Retype only the lines from the one containing "Recreate this image" through the one containing "ctx.lineWidth = 2;", both included, word for word. Pictures stay out of the copy.

Dataset rows:

-------

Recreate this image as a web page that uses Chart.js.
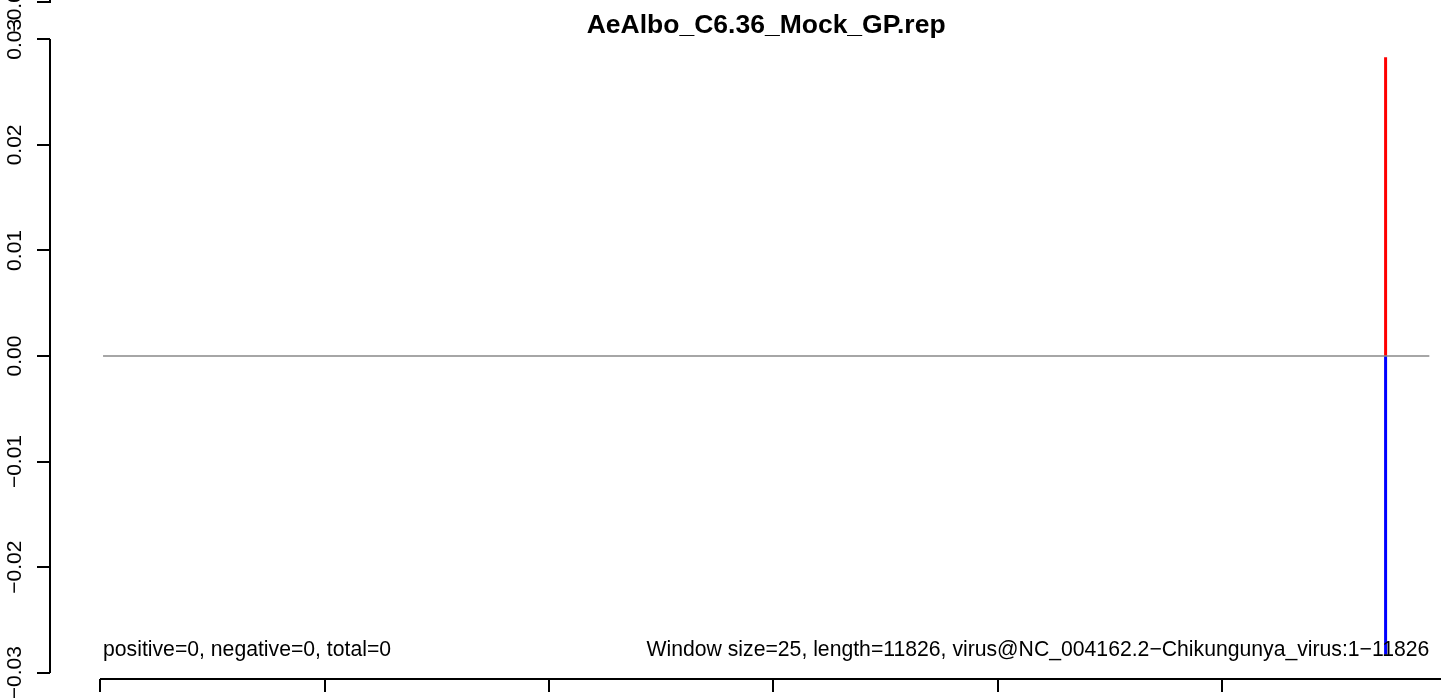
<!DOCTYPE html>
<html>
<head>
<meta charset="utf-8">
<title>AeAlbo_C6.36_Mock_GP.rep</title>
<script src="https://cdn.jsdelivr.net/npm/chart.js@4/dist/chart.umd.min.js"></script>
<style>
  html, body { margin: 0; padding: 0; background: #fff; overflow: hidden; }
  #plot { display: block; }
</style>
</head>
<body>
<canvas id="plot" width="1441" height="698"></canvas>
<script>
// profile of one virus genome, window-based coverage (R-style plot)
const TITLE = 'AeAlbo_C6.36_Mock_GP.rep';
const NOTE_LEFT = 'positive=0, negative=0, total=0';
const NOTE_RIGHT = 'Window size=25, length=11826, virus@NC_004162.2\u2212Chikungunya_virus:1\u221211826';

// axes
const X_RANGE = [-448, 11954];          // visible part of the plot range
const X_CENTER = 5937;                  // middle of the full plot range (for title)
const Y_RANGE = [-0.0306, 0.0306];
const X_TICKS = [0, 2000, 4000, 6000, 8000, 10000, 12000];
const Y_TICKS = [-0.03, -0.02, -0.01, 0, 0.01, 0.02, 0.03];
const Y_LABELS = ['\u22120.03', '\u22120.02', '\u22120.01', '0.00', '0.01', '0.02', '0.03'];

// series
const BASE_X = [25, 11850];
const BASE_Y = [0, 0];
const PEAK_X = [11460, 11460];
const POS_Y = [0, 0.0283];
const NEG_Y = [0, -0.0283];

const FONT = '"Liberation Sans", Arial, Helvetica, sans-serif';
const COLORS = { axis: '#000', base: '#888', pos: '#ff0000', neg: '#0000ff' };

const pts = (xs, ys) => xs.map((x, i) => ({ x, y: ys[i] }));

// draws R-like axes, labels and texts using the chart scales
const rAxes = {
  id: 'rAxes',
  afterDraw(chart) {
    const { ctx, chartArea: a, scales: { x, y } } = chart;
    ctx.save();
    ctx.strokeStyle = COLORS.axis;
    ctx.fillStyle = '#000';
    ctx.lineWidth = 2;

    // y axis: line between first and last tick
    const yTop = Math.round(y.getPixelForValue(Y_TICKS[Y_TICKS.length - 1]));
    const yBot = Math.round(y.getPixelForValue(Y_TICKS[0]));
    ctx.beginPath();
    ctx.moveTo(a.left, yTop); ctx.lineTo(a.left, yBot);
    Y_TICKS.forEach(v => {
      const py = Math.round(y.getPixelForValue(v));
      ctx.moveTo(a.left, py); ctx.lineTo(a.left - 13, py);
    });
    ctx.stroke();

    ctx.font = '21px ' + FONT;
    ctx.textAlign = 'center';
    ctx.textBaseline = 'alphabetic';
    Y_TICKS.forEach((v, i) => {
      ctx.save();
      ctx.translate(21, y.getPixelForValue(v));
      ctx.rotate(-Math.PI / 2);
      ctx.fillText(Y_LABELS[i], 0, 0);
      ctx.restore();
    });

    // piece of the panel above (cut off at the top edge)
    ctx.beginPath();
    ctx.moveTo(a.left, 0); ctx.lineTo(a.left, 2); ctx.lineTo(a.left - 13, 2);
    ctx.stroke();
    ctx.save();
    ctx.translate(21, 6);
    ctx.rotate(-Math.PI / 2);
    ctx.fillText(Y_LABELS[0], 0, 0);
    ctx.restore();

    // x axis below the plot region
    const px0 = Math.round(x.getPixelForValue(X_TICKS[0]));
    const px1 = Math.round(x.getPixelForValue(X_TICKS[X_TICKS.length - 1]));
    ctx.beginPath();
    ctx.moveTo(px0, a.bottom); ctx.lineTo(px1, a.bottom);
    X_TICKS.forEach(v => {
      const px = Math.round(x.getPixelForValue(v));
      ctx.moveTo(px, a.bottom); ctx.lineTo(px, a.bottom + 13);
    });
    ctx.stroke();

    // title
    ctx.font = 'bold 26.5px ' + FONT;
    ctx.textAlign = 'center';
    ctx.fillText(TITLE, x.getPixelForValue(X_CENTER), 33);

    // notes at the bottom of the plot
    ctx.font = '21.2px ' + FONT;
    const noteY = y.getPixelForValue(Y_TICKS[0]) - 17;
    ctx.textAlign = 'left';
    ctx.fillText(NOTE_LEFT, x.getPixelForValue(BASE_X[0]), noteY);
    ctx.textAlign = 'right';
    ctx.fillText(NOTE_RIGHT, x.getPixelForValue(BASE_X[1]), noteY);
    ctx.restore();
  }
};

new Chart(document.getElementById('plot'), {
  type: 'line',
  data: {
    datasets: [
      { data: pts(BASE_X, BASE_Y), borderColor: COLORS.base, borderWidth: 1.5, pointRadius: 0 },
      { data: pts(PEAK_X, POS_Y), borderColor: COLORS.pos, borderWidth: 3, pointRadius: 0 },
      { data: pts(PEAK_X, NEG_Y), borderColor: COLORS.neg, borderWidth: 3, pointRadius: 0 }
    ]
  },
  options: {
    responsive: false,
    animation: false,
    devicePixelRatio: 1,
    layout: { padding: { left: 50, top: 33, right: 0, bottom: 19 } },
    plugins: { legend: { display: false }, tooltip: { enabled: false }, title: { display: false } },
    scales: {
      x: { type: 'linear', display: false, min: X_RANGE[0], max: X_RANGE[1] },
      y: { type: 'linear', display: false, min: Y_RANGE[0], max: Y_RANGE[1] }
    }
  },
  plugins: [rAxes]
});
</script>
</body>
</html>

-------

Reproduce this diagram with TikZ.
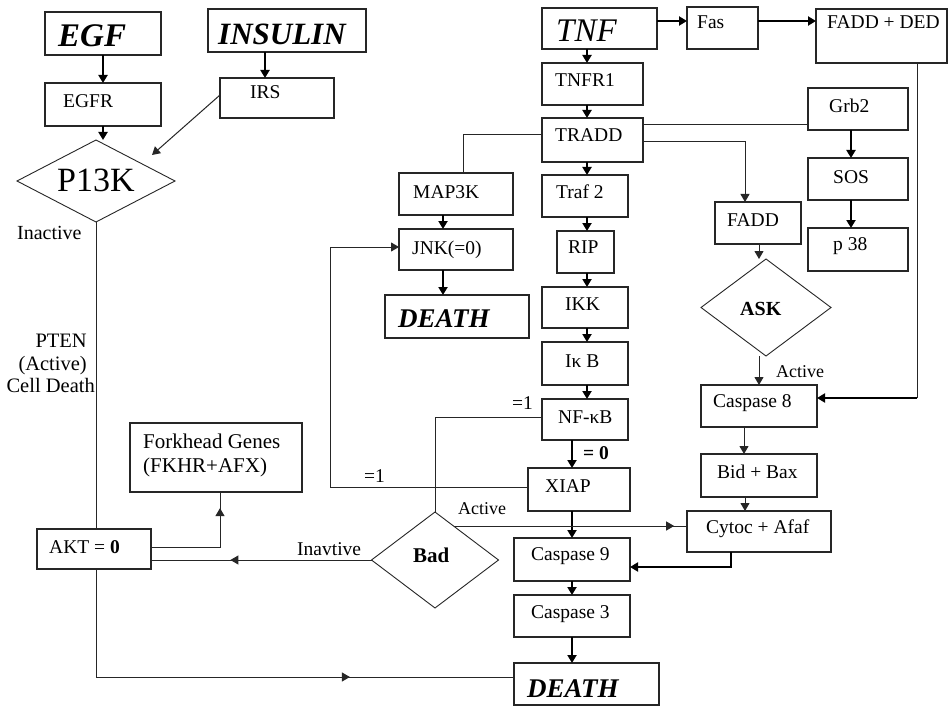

-------

Answer:
Recreate this image as a web page that uses Chart.js.
<!DOCTYPE html>
<html>
<head>
<meta charset="utf-8">
<title>AeAlbo_C6.36_Mock_GP.rep</title>
<script src="https://cdn.jsdelivr.net/npm/chart.js@4/dist/chart.umd.min.js"></script>
<style>
  html, body { margin: 0; padding: 0; background: #fff; overflow: hidden; }
  #plot { display: block; }
</style>
</head>
<body>
<canvas id="plot" width="1441" height="698"></canvas>
<script>
// profile of one virus genome, window-based coverage (R-style plot)
const TITLE = 'AeAlbo_C6.36_Mock_GP.rep';
const NOTE_LEFT = 'positive=0, negative=0, total=0';
const NOTE_RIGHT = 'Window size=25, length=11826, virus@NC_004162.2\u2212Chikungunya_virus:1\u221211826';

// axes
const X_RANGE = [-448, 11954];          // visible part of the plot range
const X_CENTER = 5937;                  // middle of the full plot range (for title)
const Y_RANGE = [-0.0306, 0.0306];
const X_TICKS = [0, 2000, 4000, 6000, 8000, 10000, 12000];
const Y_TICKS = [-0.03, -0.02, -0.01, 0, 0.01, 0.02, 0.03];
const Y_LABELS = ['\u22120.03', '\u22120.02', '\u22120.01', '0.00', '0.01', '0.02', '0.03'];

// series
const BASE_X = [25, 11850];
const BASE_Y = [0, 0];
const PEAK_X = [11460, 11460];
const POS_Y = [0, 0.0283];
const NEG_Y = [0, -0.0283];

const FONT = '"Liberation Sans", Arial, Helvetica, sans-serif';
const COLORS = { axis: '#000', base: '#888', pos: '#ff0000', neg: '#0000ff' };

const pts = (xs, ys) => xs.map((x, i) => ({ x, y: ys[i] }));

// draws R-like axes, labels and texts using the chart scales
const rAxes = {
  id: 'rAxes',
  afterDraw(chart) {
    const { ctx, chartArea: a, scales: { x, y } } = chart;
    ctx.save();
    ctx.strokeStyle = COLORS.axis;
    ctx.fillStyle = '#000';
    ctx.lineWidth = 2;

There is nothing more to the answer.